What is required ->
Leaving out the pictures, retype the lines from the beginning of the listing through the line containing "fig = go.Figure()".

Data shown ->
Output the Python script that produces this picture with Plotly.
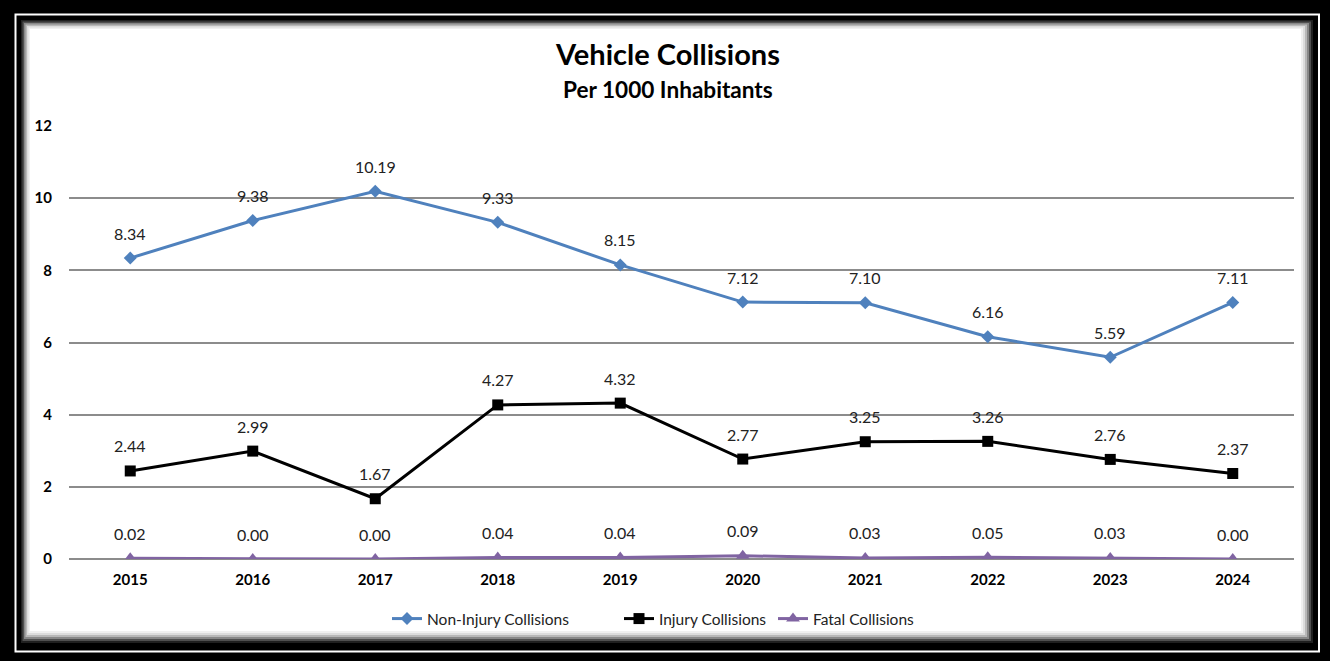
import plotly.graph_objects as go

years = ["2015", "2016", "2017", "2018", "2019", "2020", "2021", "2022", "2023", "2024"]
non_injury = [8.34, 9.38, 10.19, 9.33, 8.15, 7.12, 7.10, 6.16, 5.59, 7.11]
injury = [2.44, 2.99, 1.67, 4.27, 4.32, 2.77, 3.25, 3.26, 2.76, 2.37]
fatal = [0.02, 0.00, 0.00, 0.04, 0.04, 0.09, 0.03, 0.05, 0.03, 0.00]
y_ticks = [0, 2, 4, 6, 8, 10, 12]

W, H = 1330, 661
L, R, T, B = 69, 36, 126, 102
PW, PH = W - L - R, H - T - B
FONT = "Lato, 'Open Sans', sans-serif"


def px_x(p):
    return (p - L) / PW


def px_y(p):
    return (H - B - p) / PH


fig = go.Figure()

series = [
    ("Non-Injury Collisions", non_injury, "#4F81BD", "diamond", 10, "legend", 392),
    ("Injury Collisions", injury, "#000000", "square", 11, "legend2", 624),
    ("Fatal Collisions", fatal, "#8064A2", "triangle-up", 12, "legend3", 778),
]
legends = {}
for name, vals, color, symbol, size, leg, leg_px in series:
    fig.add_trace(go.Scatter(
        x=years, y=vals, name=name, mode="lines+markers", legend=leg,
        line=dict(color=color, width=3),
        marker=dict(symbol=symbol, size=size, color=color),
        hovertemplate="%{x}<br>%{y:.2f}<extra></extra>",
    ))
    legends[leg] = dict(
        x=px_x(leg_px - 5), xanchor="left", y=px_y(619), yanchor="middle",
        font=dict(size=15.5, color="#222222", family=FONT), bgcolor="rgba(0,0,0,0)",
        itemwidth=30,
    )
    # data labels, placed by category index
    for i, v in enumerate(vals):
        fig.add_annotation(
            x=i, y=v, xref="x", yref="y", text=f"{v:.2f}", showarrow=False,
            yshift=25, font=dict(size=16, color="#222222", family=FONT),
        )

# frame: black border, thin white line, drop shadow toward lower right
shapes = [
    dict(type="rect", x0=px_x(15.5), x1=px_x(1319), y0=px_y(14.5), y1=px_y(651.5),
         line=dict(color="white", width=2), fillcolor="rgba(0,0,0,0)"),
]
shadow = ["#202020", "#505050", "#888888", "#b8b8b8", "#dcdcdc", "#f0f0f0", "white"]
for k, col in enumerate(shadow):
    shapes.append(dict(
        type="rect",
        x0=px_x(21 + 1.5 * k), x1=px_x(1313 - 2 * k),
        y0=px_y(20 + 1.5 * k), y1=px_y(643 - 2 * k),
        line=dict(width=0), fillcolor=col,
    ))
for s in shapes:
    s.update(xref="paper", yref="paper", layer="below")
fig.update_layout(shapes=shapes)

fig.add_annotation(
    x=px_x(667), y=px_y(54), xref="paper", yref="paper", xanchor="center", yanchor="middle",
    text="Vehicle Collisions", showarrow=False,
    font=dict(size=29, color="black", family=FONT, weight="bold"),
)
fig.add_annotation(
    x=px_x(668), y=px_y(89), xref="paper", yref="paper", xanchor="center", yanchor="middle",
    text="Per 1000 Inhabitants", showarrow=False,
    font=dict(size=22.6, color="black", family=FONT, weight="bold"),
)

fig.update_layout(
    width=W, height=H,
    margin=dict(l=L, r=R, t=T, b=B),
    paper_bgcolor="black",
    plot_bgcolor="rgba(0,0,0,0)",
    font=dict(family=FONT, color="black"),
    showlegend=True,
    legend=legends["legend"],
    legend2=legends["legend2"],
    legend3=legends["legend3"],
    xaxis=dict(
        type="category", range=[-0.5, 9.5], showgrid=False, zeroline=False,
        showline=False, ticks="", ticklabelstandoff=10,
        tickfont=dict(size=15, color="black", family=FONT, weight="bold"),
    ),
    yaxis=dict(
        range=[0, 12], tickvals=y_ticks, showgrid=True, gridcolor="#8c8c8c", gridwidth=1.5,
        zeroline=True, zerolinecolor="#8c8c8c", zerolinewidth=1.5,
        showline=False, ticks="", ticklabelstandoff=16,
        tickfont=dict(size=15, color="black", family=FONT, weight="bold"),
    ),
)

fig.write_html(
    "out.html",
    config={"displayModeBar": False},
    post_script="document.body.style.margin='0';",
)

Complete response ->
Output the Python script that produces this picture with Plotly.
import plotly.graph_objects as go

years = ["2015", "2016", "2017", "2018", "2019", "2020", "2021", "2022", "2023", "2024"]
non_injury = [8.34, 9.38, 10.19, 9.33, 8.15, 7.12, 7.10, 6.16, 5.59, 7.11]
injury = [2.44, 2.99, 1.67, 4.27, 4.32, 2.77, 3.25, 3.26, 2.76, 2.37]
fatal = [0.02, 0.00, 0.00, 0.04, 0.04, 0.09, 0.03, 0.05, 0.03, 0.00]
y_ticks = [0, 2, 4, 6, 8, 10, 12]

W, H = 1330, 661
L, R, T, B = 69, 36, 126, 102
PW, PH = W - L - R, H - T - B
FONT = "Lato, 'Open Sans', sans-serif"


def px_x(p):
    return (p - L) / PW


def px_y(p):
    return (H - B - p) / PH


fig = go.Figure()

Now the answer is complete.